A long series of "America and Britain at War" films began to be released in Spring 1941, seven months before the bombing plot at Pearl Harbor. A Yank in the R.A.F. starred British actor Jerome Power as an American who joins the British to fight the Nazis in the Battle of Britain. A series of Nazi spy films, starring future James Bond star Carry Grant, were released in which over-the-top Nazi spies plotted against the safety and democracy of the United States. None of what was being covered in these films was true (especially the Nazi spy rings in the United States) but the constant onslaught of Hollywood driven pro-British, pro-war films were having an effect on the public opinion of the United States. By July 1941, 60% of Americans polled by Literary Digest supported H.R. 1776 (The notorious Lend-Lease Act) and even 50% of those polled supported American entry into the European war. The constant Hollywood propaganda machine was having a great effect in reworking the American mind.



Cary Grant: British-American Actor and War Enthusiast

Back in Britain many people were upset that actors like Cary Grant and directors like Alexander Korda were hanging out in Hollywood rather than facing the Blitzkrieg and dying at the escape from Dunkirk. Korda, Grant and other British Hollywood figures were maligned as, "Gallantly facing the footlights." However, Churchill realized he could not spare his propaganda agents in Hollywood so he had his American ambassador, Lord Lothian, explain that, "There is plenty of manpower in Britain" to keep his propaganda agents in Hollywood. Lothian wrote that these films were a "powerful nucleus" in the ultimate goal of forcing America into World War II.
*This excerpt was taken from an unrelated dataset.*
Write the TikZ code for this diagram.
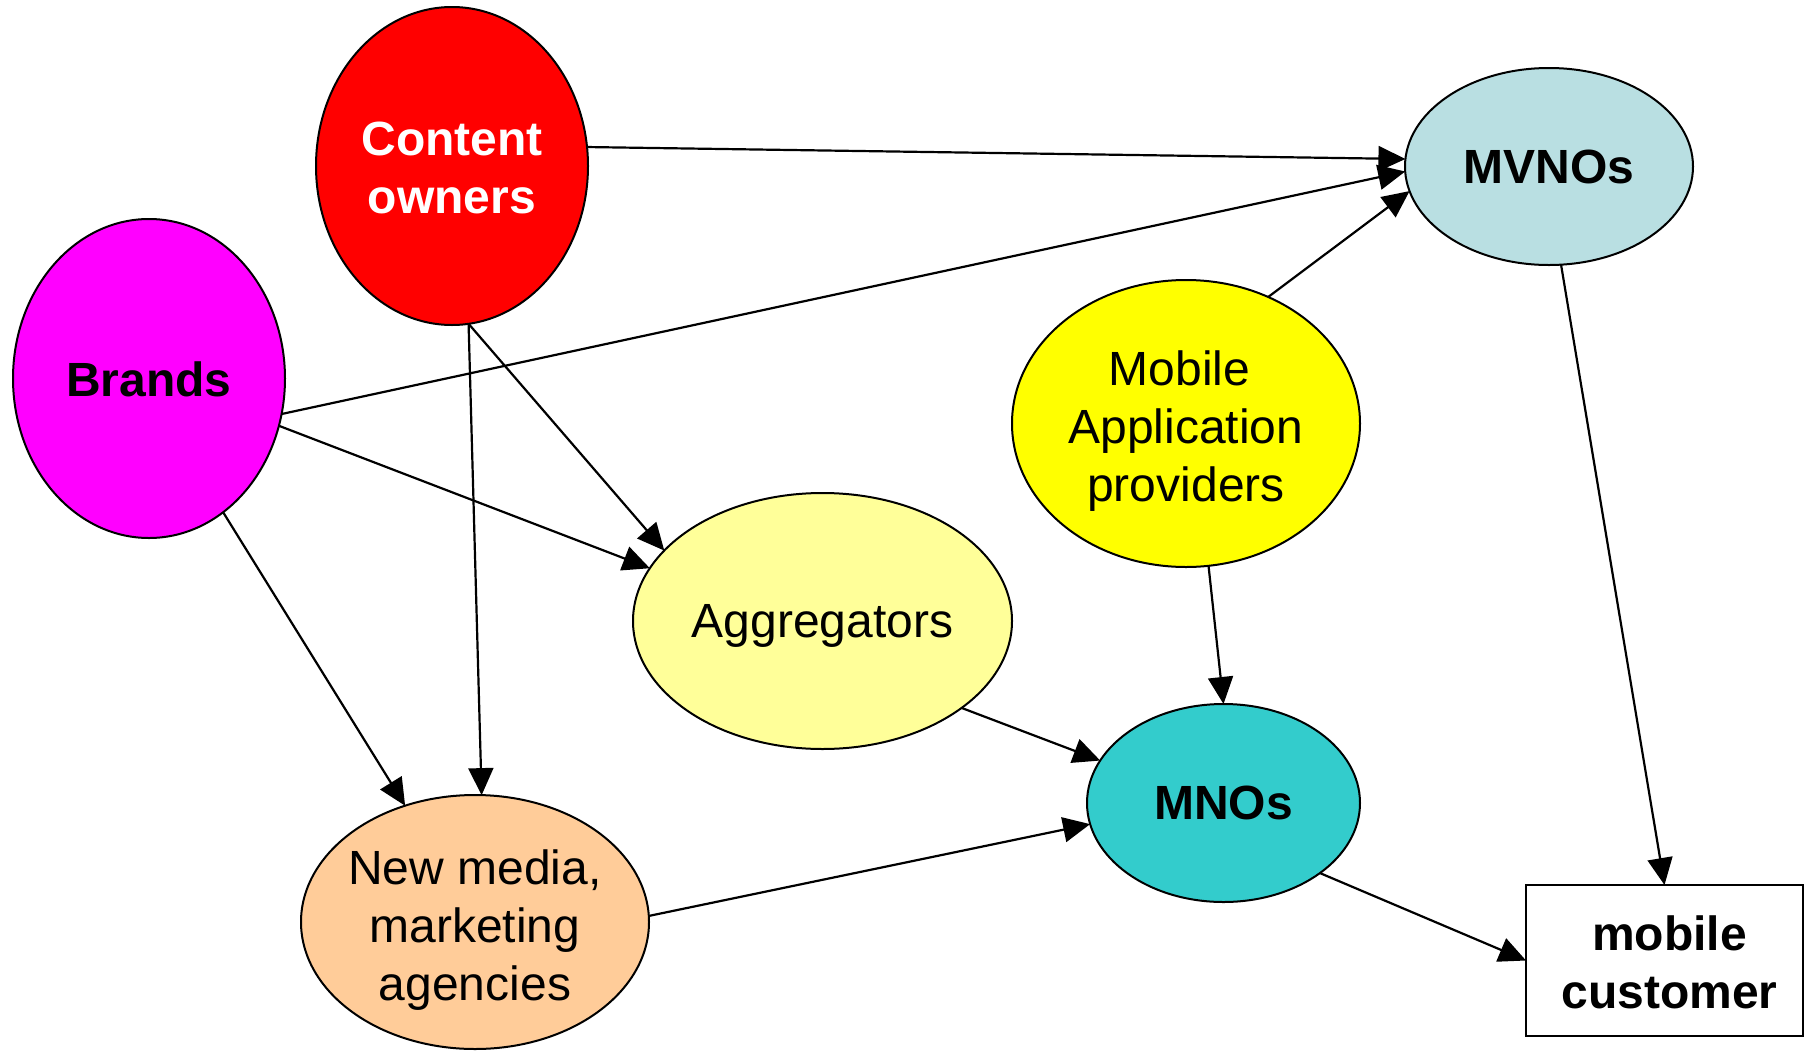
\documentclass[tikz,border=0pt]{standalone}
\usepackage{fontspec}
\setmainfont{Liberation Sans}
\usetikzlibrary{shapes.geometric,arrows.meta}
\definecolor{ownerred}{HTML}{FF0000}
\definecolor{brandpink}{HTML}{FF00FF}
\definecolor{mvnoblue}{HTML}{B9DFE2}
\definecolor{appyellow}{HTML}{FFFF00}
\definecolor{paleyellow}{HTML}{FFFF99}
\definecolor{mnoteal}{HTML}{33CCCC}
\definecolor{peach}{HTML}{FFCC99}
\begin{document}
\begin{tikzpicture}[x=0.5pt,y=-0.5pt,
  actor/.style={ellipse,draw=black,line width=1pt,inner sep=0pt,outer sep=0pt},
  custbox/.style={rectangle,draw=black,line width=1pt,inner sep=0pt,outer sep=0pt,fill=white},
  label/.style={inner sep=0pt,align=center,font=\fontsize{24}{29}\selectfont},
  boldlabel/.style={label,font=\fontsize{24}{29}\selectfont\bfseries},
  link/.style={line width=1.1pt,-{Triangle[length=13.5pt,width=12.5pt]}}]
\useasboundingbox (0,0) rectangle (1805,1050);

% actor shapes
\node[actor,fill=ownerred,minimum width=136pt,minimum height=159pt] (co) at (452,166) {};
\node[actor,fill=brandpink,minimum width=136pt,minimum height=159.5pt] (br) at (149,378.5) {};
\node[actor,fill=mvnoblue,minimum width=144pt,minimum height=98.5pt] (mvno) at (1549,166.5) {};
\node[actor,fill=appyellow,minimum width=174pt,minimum height=143.5pt] (mob) at (1186,423.5) {};
\node[actor,fill=paleyellow,minimum width=189.5pt,minimum height=128pt] (agg) at (822.5,621) {};
\node[actor,fill=mnoteal,minimum width=136.5pt,minimum height=99pt] (mno) at (1223.5,803) {};
\node[actor,fill=peach,minimum width=174pt,minimum height=127pt] (nm) at (475,922) {};
\node[custbox,minimum width=138.5pt,minimum height=75.5pt] (mc) at (1664.5,960.5) {};

% actor names
\node[boldlabel,text=white] (colbl) at ([yshift=-1pt]co.center) {Content\\owners};
\node[boldlabel] (brlbl) at ([yshift=-0.5pt]br.center) {Brands};
\node[boldlabel] (mvnolbl) at (mvno.center) {MVNOs};
\node[label] (moblbl) at ([yshift=-3.8pt]mob.center) {Mobile\rule{6.5pt}{0pt}\\Application\\providers};
\node[label] (agglbl) at ([yshift=-2.3pt]agg.center) {Aggregators};
\node[boldlabel] (mnolbl) at (mno.center) {MNOs};
\node[label] (nmlbl) at ([yshift=-3.8pt]nm.center) {New media,\\marketing\\agencies};
\node[boldlabel] (mclbl) at ([xshift=2.5pt,yshift=-1pt]mc.center) {mobile\\customer};

% value flows
\draw[link] (co.8.8) -- (mvno.177);
\draw[link] (br.-15.8) -- (mvno.-178.5);
\draw[link] (mob.57.6) -- (mvno.-170.8);
\draw[link] (br.-20.4) -- (agg.163);
\draw[link] (co.-84.5) -- (agg.156.5);
\draw[link] (co.-84.6) -- (nm.87);
\draw[link] (br.-61.4) -- (nm.121.6);
\draw[link] (mob.-81) -- (mno.90);
\draw[link] (agg.-32.4) -- (mno.161.8);
\draw[link] (nm.2.3) -- (mno.-171);
\draw[link] (mno.-36) -- (mc.west);
\draw[link] (mvno.-83) -- (mc.north);
\end{tikzpicture}
\end{document}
Senator Gerald P. Nye: Hero of Truth and Anti-Propagandist

1941 was the most pro-war year in the history of film making. The once honorable profession of acting had been bought ought by the British war machine, and many in the American Midwest knew this. Senator Gerald P. Nye (Republican of North Dakota) announced in October 1941 that he was going to lead a congressional investigation into war propaganda in Hollywood. He declared he was going to end the influx of "non-American producers into American cinema." Nye, a prominent leader in the America First Movement, was correct in his fears. As has been shown, Hollywood was more than happy to propagandize for the British Empire. Director Alexander Korda was summonsed to testify before the committee on December 12th, 1941. FDR would ignore the warnings before Pearl Harbor to make sure that this interview never occurred. Instead of being grilled before the United States Senate for his work in lying to the American public and serving as a propaganda minister for war, Korda was instead knighted in 1942. He was awarded for lies well told.
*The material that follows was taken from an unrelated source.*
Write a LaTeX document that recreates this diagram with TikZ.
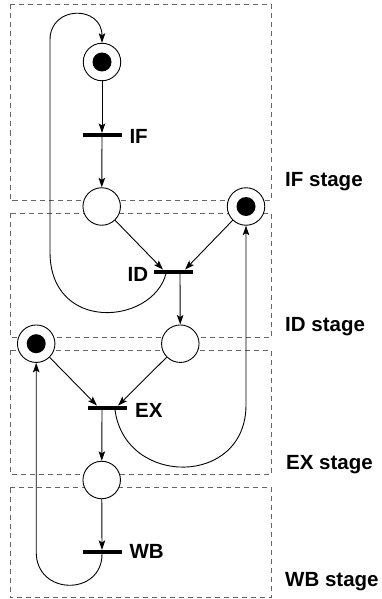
\documentclass[tikz,border=0pt]{standalone}
\usepackage{fontspec}
\setmainfont{Liberation Sans}
\usetikzlibrary{arrows.meta}
\begin{document}
\begin{tikzpicture}[x=1pt, y=-1pt,
  place/.style={circle, draw, fill=white, line width=0.9pt, minimum size=37.5pt, inner sep=0pt},
  bar/.style={rectangle, fill=black, minimum width=39pt, minimum height=4.2pt, inner sep=0pt},
  flow/.style={line width=0.9pt, -{Stealth[length=9.5pt, width=6.5pt, inset=2pt]}},
  stagebox/.style={draw=black!60, dash pattern=on 5pt off 4pt, line width=0.9pt},
  lbl/.style={font=\bfseries\fontsize{20.5}{24}\selectfont, inner sep=0pt}]
\useasboundingbox (0,0) rectangle (382,599);

% pipeline stage frames
\draw[stagebox] (10,4.5)   rectangle (271.5,200);
\draw[stagebox] (10,213)   rectangle (271.5,337);
\draw[stagebox] (10,350)   rectangle (271.5,474);
\draw[stagebox] (10,487.5) rectangle (271.5,597.5);

\node[lbl, anchor=base west] (sif) at (285,186.7) {IF stage};
\node[lbl, anchor=base west] (sid) at (285,331)   {ID stage};
\node[lbl, anchor=base west] (sex) at (286,469.3) {EX stage};
\node[lbl, anchor=base west] (swb) at (285,586.7) {WB stage};

% transitions
\node[bar] (ifb) at (102,135)   {};
\node[bar] (idb) at (173,271.7) {};
\node[bar] (exb) at (107.5,407.7) {};
\node[bar] (wbb) at (102,552)   {};

\node[lbl, anchor=base west] (lif) at (129.3,143.3) {IF};
\node[lbl, anchor=base east] (lid) at (148.3,281.5) {ID};
\node[lbl, anchor=base west] (lex) at (135,417.3)   {EX};
\node[lbl, anchor=base west] (lwb) at (129.3,558.3) {WB};

% connection points on the transition bars
\coordinate (ifin)  at (102,133);
\coordinate (ifout) at (102,137);
\coordinate (idinl) at (163,269.6);
\coordinate (idinr) at (185,269.6);
\coordinate (idout) at (180,273.8);
\coordinate (idback) at (166,273.8);
\coordinate (exinl) at (97,405.6);
\coordinate (exinr) at (118,405.6);
\coordinate (exout) at (102,409.8);
\coordinate (exback) at (115,409.8);
\coordinate (wbin)  at (102,549.9);
\coordinate (wbout) at (102,554.1);

% places
\node[place] (p1) at (102,62)      {};
\node[place] (p2) at (101.7,206.5) {};
\node[place] (p3) at (246,206.5)   {};
\node[place] (p4) at (180.3,343.7) {};
\node[place] (p5) at (36.2,343.7)  {};
\node[place] (p6) at (101.7,480)   {};

% tokens
\foreach \p in {p1,p3,p5} \fill (\p) circle (9.5pt);

% arcs of the net
\draw[flow] (p1) -- (ifin);
\draw[flow] (ifout) -- (p2);
\draw[flow] (p2) -- (idinl);
\draw[flow] (p3) -- (idinr);
\draw[flow] (idout) -- (p4);
\draw[flow] (p5) -- (exinl);
\draw[flow] (p4) -- (exinr);
\draw[flow] (exout) -- (p6);
\draw[flow] (p6) -- (wbin);

% feedback loops
\draw[flow] (idback) .. controls (152,325) and (50,333) .. (50,252)
  -- (50,40) .. controls (50,5) and (102,5) .. (p1.north);
\draw[flow] (exback) .. controls (125,487) and (246,487) .. (246,405)
  -- (p3.south);
\draw[flow] (wbout) .. controls (102,596) and (36.2,596) .. (36.2,552)
  -- (p5.south);

% bars drawn over the loop ends
\node[bar] at (idb) {};
\node[bar] at (exb) {};
\node[bar] at (wbb) {};
\end{tikzpicture}
\end{document}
Another Hollywood pro-war piece given accolades by a foolish populace.

In 2010 Kathryn Bigelow was given the Academy Award for Best Director for her pro-war film The Hurt Locker. This was nothing new in Hollywood. Casablanca, Saving Private Ryan, Forrest Gump, Full Metal Jacket, Platoon, and We Were Soldiers all have won Academy Awards and all show war as a fun game where men can show how "Manly" they are. None of these films show the waste, horror and sadness of war.

If Hollywood truly was a land of liberal, peace loving hippies the bravado of John Wayne and R. Lee Ermey would never have caught on. However, one is hard pressed to find a pro-peace or anti-war film in Hollywood that is ever honored. Hollywood has been firmly in the hands of the pro-war propagandists since Churchill and Britian destroyed the world's finest profession, acting, in the darkest era of the 1940s.